Quantification and upscaling of greenhouse gas (GHG) fluxes from shallow waters, soils and trees in rural SE England.

Scientific background
The race toward net zero is hampered by poor understanding of many greenhouse gas sources and their emissions, and how to scale these up spatially and temporally. Uncertainties in global atmospheric carbon budgets arise mostly from natural sources (e.g. wetlands). Emissions are influenced by seasonal temperature and rainfall variability and anthropogenic changes in drainage, flooding and vegetation. Ratios of 13C/12C and 2H/1H help identify sources of CH4 emissions and transport pathways from subsurface to atmosphere.
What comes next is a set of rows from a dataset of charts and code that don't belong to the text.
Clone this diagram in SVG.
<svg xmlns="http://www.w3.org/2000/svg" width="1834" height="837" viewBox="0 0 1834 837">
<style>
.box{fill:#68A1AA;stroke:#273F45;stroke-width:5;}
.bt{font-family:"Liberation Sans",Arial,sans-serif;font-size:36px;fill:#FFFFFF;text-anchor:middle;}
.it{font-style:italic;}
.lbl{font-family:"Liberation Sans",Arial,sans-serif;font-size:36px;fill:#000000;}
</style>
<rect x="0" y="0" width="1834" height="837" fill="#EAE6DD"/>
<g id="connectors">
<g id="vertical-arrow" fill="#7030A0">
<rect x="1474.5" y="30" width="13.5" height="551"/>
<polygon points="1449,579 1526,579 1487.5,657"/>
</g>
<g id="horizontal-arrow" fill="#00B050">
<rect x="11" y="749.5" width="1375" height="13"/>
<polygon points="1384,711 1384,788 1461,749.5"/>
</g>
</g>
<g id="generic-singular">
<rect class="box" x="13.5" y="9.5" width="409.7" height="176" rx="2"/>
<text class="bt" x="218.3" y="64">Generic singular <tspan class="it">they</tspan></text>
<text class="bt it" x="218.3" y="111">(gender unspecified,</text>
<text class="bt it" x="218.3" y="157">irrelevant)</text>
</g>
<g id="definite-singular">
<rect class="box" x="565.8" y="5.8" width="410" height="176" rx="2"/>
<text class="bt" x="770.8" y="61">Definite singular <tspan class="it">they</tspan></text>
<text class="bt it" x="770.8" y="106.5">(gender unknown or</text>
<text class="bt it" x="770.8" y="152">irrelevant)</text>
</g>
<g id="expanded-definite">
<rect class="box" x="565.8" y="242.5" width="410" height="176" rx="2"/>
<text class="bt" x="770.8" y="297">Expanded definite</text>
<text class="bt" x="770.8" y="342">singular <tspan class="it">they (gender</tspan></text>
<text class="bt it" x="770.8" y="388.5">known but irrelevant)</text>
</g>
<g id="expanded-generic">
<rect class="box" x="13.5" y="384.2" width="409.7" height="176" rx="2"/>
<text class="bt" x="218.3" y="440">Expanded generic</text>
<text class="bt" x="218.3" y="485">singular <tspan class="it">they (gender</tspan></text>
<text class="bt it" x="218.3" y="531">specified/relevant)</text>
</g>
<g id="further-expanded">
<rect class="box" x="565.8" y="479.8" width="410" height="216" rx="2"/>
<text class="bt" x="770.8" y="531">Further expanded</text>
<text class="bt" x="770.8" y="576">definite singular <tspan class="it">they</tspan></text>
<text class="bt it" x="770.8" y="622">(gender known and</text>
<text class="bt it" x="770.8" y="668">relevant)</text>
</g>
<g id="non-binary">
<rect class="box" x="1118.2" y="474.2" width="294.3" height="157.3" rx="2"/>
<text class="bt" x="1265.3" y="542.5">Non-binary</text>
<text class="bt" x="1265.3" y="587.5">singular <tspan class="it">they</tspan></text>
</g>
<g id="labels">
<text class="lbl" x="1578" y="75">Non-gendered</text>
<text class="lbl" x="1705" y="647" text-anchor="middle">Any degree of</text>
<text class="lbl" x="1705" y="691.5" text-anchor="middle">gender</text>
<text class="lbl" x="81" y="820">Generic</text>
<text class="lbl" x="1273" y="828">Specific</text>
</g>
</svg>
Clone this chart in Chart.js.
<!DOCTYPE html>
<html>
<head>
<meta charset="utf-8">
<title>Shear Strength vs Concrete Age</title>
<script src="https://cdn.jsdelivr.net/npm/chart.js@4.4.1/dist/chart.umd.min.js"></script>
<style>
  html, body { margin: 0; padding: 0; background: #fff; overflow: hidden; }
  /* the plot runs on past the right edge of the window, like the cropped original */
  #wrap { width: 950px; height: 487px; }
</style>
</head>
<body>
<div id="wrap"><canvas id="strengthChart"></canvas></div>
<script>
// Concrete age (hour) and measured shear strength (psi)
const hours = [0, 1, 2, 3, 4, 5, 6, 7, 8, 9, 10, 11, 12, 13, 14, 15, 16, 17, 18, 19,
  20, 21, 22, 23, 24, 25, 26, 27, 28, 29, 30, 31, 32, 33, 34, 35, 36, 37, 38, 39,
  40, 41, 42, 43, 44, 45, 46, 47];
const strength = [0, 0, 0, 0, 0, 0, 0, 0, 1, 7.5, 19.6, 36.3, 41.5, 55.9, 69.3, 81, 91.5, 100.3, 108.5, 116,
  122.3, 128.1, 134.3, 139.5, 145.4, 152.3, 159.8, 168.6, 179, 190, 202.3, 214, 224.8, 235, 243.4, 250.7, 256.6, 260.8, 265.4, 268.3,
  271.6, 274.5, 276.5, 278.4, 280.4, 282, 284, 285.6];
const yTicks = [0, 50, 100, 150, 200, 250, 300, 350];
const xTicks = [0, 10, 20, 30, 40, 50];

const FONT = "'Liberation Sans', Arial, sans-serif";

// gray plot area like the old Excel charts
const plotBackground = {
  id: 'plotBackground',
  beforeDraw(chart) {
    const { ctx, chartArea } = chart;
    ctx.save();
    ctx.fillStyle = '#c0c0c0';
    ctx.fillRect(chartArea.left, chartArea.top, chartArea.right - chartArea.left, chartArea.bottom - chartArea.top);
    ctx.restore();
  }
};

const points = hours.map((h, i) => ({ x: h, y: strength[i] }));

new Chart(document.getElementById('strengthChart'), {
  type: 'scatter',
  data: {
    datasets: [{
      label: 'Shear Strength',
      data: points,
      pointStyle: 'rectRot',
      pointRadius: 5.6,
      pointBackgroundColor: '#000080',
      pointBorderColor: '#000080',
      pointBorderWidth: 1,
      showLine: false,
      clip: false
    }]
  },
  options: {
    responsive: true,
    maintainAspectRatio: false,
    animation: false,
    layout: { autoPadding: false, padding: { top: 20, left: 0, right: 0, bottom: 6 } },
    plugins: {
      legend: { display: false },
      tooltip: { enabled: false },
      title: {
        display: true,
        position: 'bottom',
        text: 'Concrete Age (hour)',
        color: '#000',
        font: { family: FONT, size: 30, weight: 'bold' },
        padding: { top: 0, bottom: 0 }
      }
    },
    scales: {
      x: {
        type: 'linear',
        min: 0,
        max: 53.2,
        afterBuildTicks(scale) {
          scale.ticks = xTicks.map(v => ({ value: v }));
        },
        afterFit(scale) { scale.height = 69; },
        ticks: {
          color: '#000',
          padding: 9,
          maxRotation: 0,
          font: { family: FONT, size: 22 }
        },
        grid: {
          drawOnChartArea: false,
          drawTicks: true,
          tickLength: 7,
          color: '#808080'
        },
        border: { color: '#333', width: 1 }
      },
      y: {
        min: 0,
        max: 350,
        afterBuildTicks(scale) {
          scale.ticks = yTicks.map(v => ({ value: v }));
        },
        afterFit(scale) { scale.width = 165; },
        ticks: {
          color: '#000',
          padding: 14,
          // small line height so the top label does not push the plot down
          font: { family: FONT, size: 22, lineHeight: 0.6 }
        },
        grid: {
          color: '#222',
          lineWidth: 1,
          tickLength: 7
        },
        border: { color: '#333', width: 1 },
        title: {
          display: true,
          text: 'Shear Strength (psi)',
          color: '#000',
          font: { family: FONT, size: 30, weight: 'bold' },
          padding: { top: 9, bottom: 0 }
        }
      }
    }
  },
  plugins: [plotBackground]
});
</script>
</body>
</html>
This studentship seeks to (i) quantify CH4 and CO2 fluxes from a range of landscapes and shallow water bodies, (ii) elucidate environmental factors that impact fluxes, (iii) characterise the isotopic composition of CH4 emissions, and (iv), enhance the use of atmospheric measurements to verify UK GHG emissions inventories.
Project outcomes will inform landscape/environmental management decisions that reduce emissions of greenhouse gases.

Research methodology
Field studies will be conducted at RBG Kew's site at Wakehurst, the Straits Inclosure at Forest Research and at wetland regions across SE England. These will provide unique opportunities to quantify GHG fluxes and elucidate source-sink processes for different types of soils, trees and surface-waters.
RHUL's state-ot-the-art vehicle-mounted and portable laser spectrometer systems, automated closed chambers and eddy covariance will measure CH4 and CO2 fluxes across different landscapes, with underlying drivers identified using RBG's new wireless network of meteorological and soil sensors at Wakehurst.
Isotope ratio mass spectrometry will be used to measure 13C and D in samples for comparison with mobile data (see https://www.royalholloway.ac.uk/research-and-teaching/departments-and-schools/earth-sciences/research/research-laboratories/greenhouse-gas-laboratory/). Numerical and/or process-based models will utilise measured fluxes, climatic and soil data to extrapolate to regional landscapes, and make predictions for future emission scenarios and their likely role in climate change.